Sidang Istimewa kemudian dilaksanakan dan saya pada saat itu menjadi pemimpin sidang III. Ketika itu saya merasa dibungkam oleh teman-teman atas suara saya yang tidak setuju. Saya yang bertugas mengetik jalannya sidang berusaha memperhatikan alasan yang dilontarkan oleh teman-teman mengapa REMA harus hadir kembali. Teman-teman yang hadir pada saat itu hanya meluapkan emosinya tidak membahas sama sekali draft REMA yang telah diajukan oleh DPM KM. Disitu letak kekecewaan saya, mereka seharusnya membantu DPM dalam menyempurnakan landasan bukan melontarkan alasan emosional. Apabila teman-teman yang memang bersungguh-sungguh dalam menerapkan REMA. Maka seharusnya mereka berpikir tentang landasan Undang-Undang agar marwah sistem republik memang benar-benar ditegakkan.
Ah sudahlah itu semua sudah berlalu, saya mengingat kejadian yang aneh tapi lucu bagi saya. Kejadian itu adalah peristiwa ketika seorang ketua datang ke DPMF dan meminta tukar guling pasal, duh saya pikir ini hanya terjadi di tingkat nasional. Kejadian kedua adalah ketika rapat bersama ketua organisasi lain di tingkat universitas, seorang ketua itu bertanya kepada saya trias politica apa wan? Duh saya pikir kamu itu jadi ketua organisasi besar paham akan arti politik yang harus hadir di tingkat universitas.
Saya yang kini melanjutkan belajar di kota solo dan tidak lagi aktif dalam sebuah organisasi memiliki beberapa keinginan. Pertama, saya ingin berkontribusi kepada tanah kelahiran saya yaitu kabupaten bekasi, kedua saya ingin mendirikan sebuah perpustakaan kecil di kota itu, ketiga melalui pendidikan saya ingin berkontribusi membuka pemikiran masyarakat akan arti politik yang bersih, sehat, baik, dan dapat membawa kepada tujuan kesejahteraan bersama, keempat saya berkeinginan memiliki sebuah lembaga beasiswa bagi seluruh rakyat yang kurang mampu. Beasiswa ini menggunakan sistem iuran dari seluruh orang yang peduli pendidikan Indonesia.
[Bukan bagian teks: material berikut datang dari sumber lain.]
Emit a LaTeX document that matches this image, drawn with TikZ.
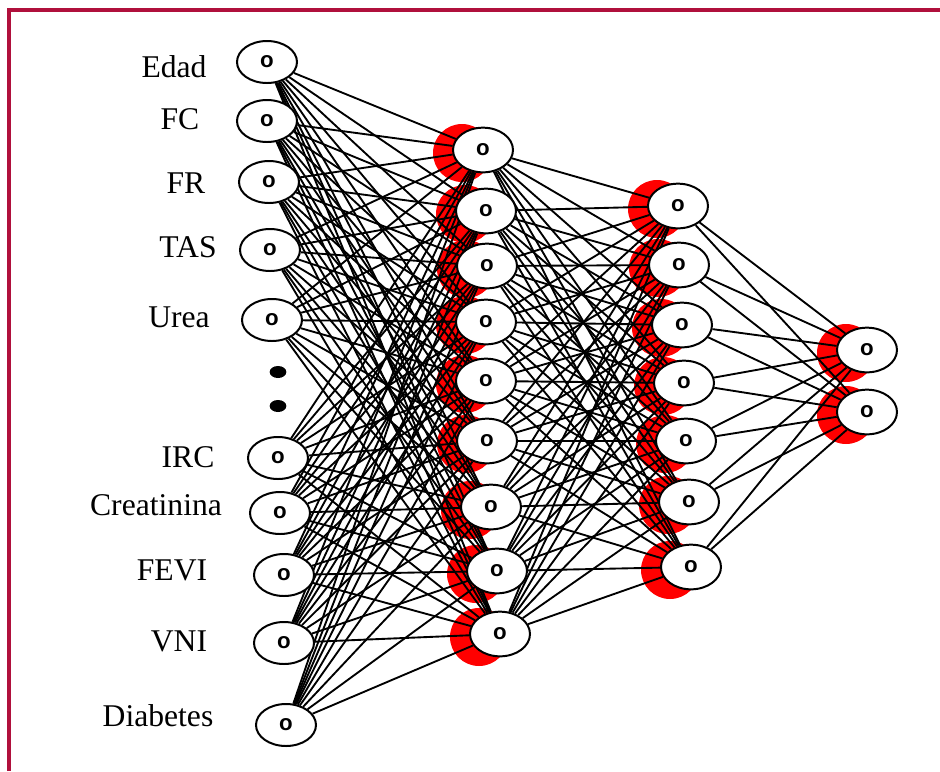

Orang yang diberikan beasiswa berkewajiban untuk mengembalikannya dengan cara mencicil jika ia sudah hidup layak atau menyekolahkan satu anak hingga lulus S1. Semua itu cita-cita saya semoga bisa terwujud demi meneruskan perjuangan para pejuang yang telah gugur untuk negeri, bangsa, dan saudaranya meskipun tidak seiman tapi kita sesama anak manusia.